We propose a novel generative adversarial network (GAN) for the task of unsupervised learning of 3D representations from natural images. Most generative models rely on 2D kernels to generate images and make few assumptions about the 3D world. These models therefore tend to create blurry images or artefacts in tasks that require a strong 3D understanding, such as novel-view synthesis. HoloGAN instead learns a 3D representation of the world, and to render this representation in a realistic manner. Unlike other GANs, HoloGAN provides explicit control over the pose of generated objects through rigid-body transformations of the learnt 3D features.

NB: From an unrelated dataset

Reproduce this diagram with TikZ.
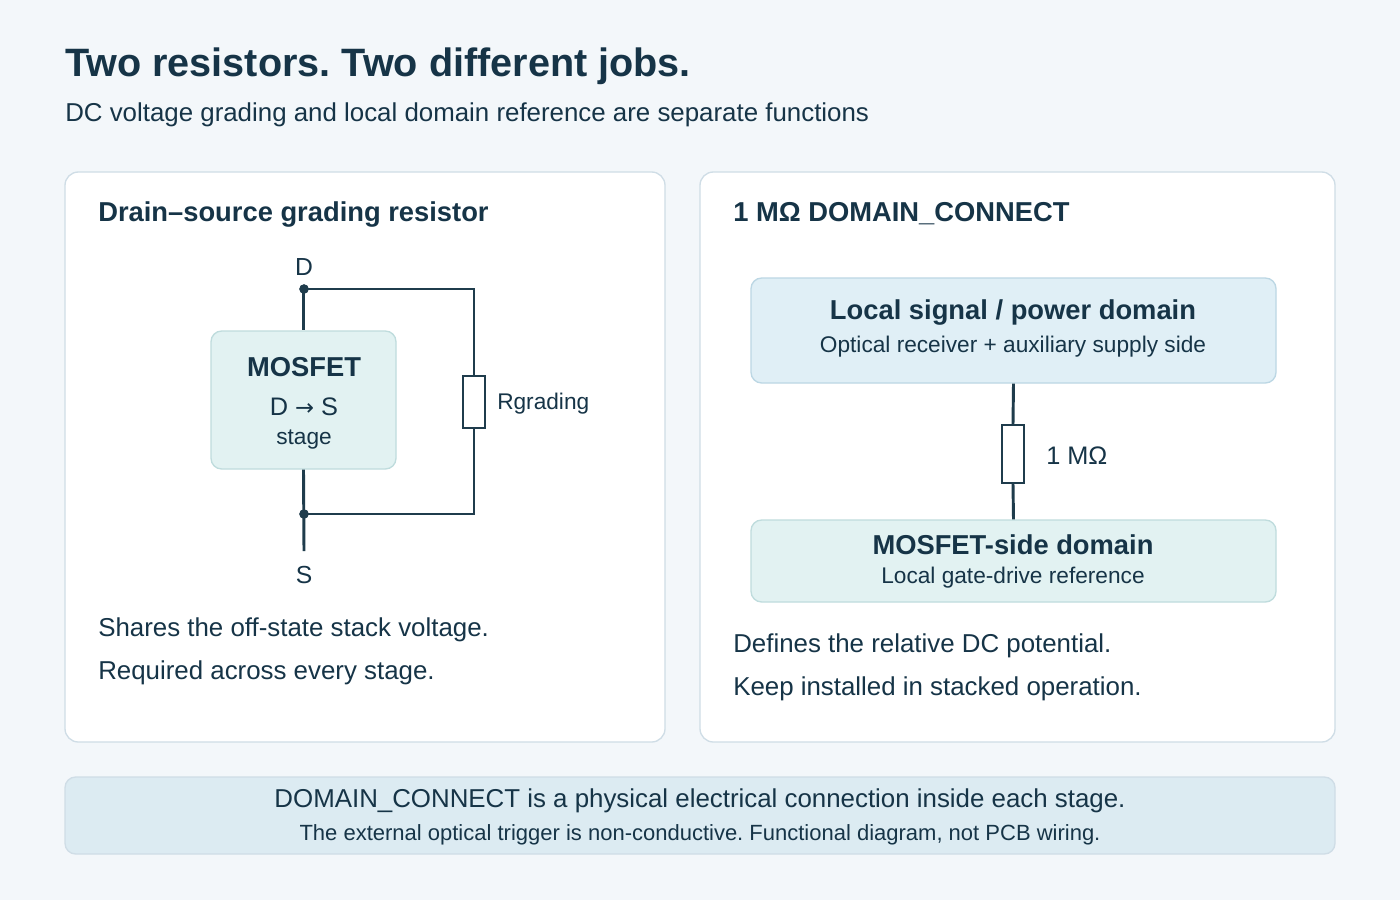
\documentclass[tikz,border=0pt]{standalone}
\usepackage{fontspec}
\setmainfont{Liberation Sans}
\newfontfamily\arrowfont{DejaVu Sans}
\frenchspacing
\definecolor{ink}{HTML}{163447}
\definecolor{wire}{HTML}{1F3C4C}
\definecolor{bg}{HTML}{F3F7FA}
\definecolor{pborder}{HTML}{CFDDE6}
\definecolor{teal}{HTML}{E2F2F2}
\definecolor{tealb}{HTML}{BFDCDD}
\definecolor{blue}{HTML}{E0EFF6}
\definecolor{blueb}{HTML}{BCD7E4}
\definecolor{bar}{HTML}{DCEBF2}
\begin{document}
\begin{tikzpicture}[x=0.75pt,y=-0.75pt,
  panel/.style={draw=pborder,fill=white,rounded corners=10pt,line width=1pt},
  wr/.style={draw=wire,line width=2.2pt},
  res/.style={draw=wire,fill=white,line width=1.3pt,minimum width=16.5pt,inner sep=0pt},
  lbl/.style={text=ink,font=\fontsize{17}{20}\selectfont,inner sep=0pt},
  hd/.style={text=ink,font=\bfseries\fontsize{20.5}{24}\selectfont,inner sep=0pt,anchor=west},
  txt/.style={text=ink,font=\fontsize{19.4}{23}\selectfont,inner sep=0pt,anchor=west},
  dot/.style={circle,fill=wire,inner sep=0pt,minimum size=7pt}]
\useasboundingbox (0,0) rectangle (1400,900);
\fill[bg] (0,0) rectangle (1400,900);
\node[anchor=west,text=ink,font=\bfseries\fontsize{29.7}{34}\selectfont,inner sep=0pt] (title) at (65,66) {Two resistors. Two different jobs.};
\node[txt] (sub) at (65,115) {DC voltage grading and local domain reference are separate functions};
% panels
\draw[panel] (65,172) rectangle (665,742);
\draw[panel] (700,172) rectangle (1335,742);
\draw[draw=pborder,fill=bar,rounded corners=8pt,line width=1pt] (65,777) rectangle (1335,854);
% left
\node[hd] (lh) at (98,214) {Drain–source grading resistor};
\node[draw=tealb,fill=teal,rounded corners=8pt,line width=1pt,minimum width=138.75pt,minimum height=103.5pt] (mos) at (303.5,400) {};
\node[text=ink,font=\bfseries\fontsize{20.5}{24}\selectfont,inner sep=0pt] (mt) at (304,367) {MOSFET};
\node[lbl,font=\fontsize{19}{22}\selectfont] (ds) at (304,407) {D {\arrowfont\fontsize{17}{20}\selectfont →} S};
\node[lbl] (st) at (304,440) {stage};
\node[dot] (dd) at (304,289) {};
\node[dot] (sd) at (304,514) {};
\coordinate (tr) at (474,289);
\coordinate (br) at (474,514);
\coordinate (sb) at (304,551);
\node[res,minimum height=39pt] (rg) at (474,402) {};
\node[lbl,font=\fontsize{18.5}{22}\selectfont] (D) at (304,267) {D};
\node[lbl,font=\fontsize{18.5}{22}\selectfont] (S) at (304,575) {S};
\node[lbl,anchor=west] (rgl) at (497,404) {Rgrading};
\draw[wr] (mos.north |- dd) -- (mos.north);
\draw[wr] (mos.south) -- (sb);
\draw[wr] (dd.center) -- (tr) -- (rg.north);
\draw[wr] (rg.south) -- (br) -- (sd.center);
\node[dot] at (304,289) {};
\node[dot] at (304,514) {};
\node[txt] (l1) at (98,630) {Shares the off-state stack voltage.};
\node[txt] (l2) at (98,673) {Required across every stage.};
% right
\node[hd] (rh) at (733,214) {1 MΩ DOMAIN\_CONNECT};
\node[draw=blueb,fill=blue,rounded corners=8pt,line width=1pt,minimum width=393.75pt,minimum height=78.75pt] (top) at (1013.5,330.5) {};
\node[text=ink,font=\bfseries\fontsize{20.5}{24}\selectfont,inner sep=0pt] (tt) at (1013,312) {Local signal / power domain};
\node[lbl] (ts) at (1013,347) {Optical receiver + auxiliary supply side};
\node[draw=tealb,fill=teal,rounded corners=8pt,line width=1pt,minimum width=393.75pt,minimum height=61.5pt] (bot) at (1013.5,561) {};
\node[text=ink,font=\bfseries\fontsize{20.5}{24}\selectfont,inner sep=0pt] (bt) at (1013,545) {MOSFET-side domain};
\node[lbl] (bs) at (1013,578) {Local gate-drive reference};
\node[res,minimum height=43.5pt] (r1) at (1013,454) {};
\draw[wr] (top.south) -- (r1.north);
\draw[wr] (r1.south) -- (bot.north);
\node[lbl,anchor=west,font=\fontsize{19}{22}\selectfont] (r1l) at (1046,456) {1 MΩ};
\node[txt] (r1t) at (733,646) {Defines the relative DC potential.};
\node[txt] (r2t) at (733,689) {Keep installed in stacked operation.};
% bar
\node[text=ink,font=\fontsize{19.4}{23}\selectfont,inner sep=0pt] (b1) at (700,801) {DOMAIN\_CONNECT is a physical electrical connection inside each stage.};
\node[lbl,font=\fontsize{16.5}{20}\selectfont] (b2) at (700,835) {The external optical trigger is non-conductive. Functional diagram, not PCB wiring.};
\end{tikzpicture}
\end{document}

Our experiments show that using explicit 3D features enables HoloGAN to disentangle 3D pose and identity, which is further decomposed into shape and appearance, while still being able to generate images with similar or higher visual quality than other generative models. HoloGAN can be trained end-to-end from unlabelled 2D images only. Particularly, we do not require pose labels, 3D shapes, or multiple views of the same objects. This shows that HoloGAN is the first generative model that learns 3D representations from natural images in an entirely unsupervised manner.

Paper Structure

This paper contains 27 sections, 4 equations, 9 figures, 1 table.

Figures (9)

  • Figure 1: HoloGAN learns to separate pose from identity (shape and appearance) only from unlabelled 2D images without sacrificing the visual fidelity of the generated images. All results shown here are sampled from HoloGAN for the same identities in each row but in different poses.
  • Figure 2: Comparison of generative image models. Data given to the discriminator are coloured purple. Left: In conditional GANs, the pose is observed and the discriminator is given access to this information. Right: HoloGAN does not require pose labels during training and the discriminator is not given access to pose information.
  • Figure 3: HoloGAN's generator network: we employ 3D convolutions, a 3D rigid-body transformation, the projection unit and 2D convolutions. We also remove the traditional input layer from $\mathbf{z}$, and start from a learnt constant 4D tensor. The latent vector $\textbf{z}$ is instead fed through multilayer perceptrons (MLPs) to map to the affine transformation parameters for adaptive instance normalisation (AdaIN). Inputs are coloured gray.
  • Figure 4: For the Chairs dataset with high intra-class variation, HoloGAN can still disentangle pose (360° azimuth, 160° elevation) and identity.
  • Figure 5: We compare HoloGAN to InfoGAN (images adapted from Chen2016) on CelebA (64$\times$64) in the task of separating identity and azimuth. Note that we cannot control what can be learnt by InfoGAN.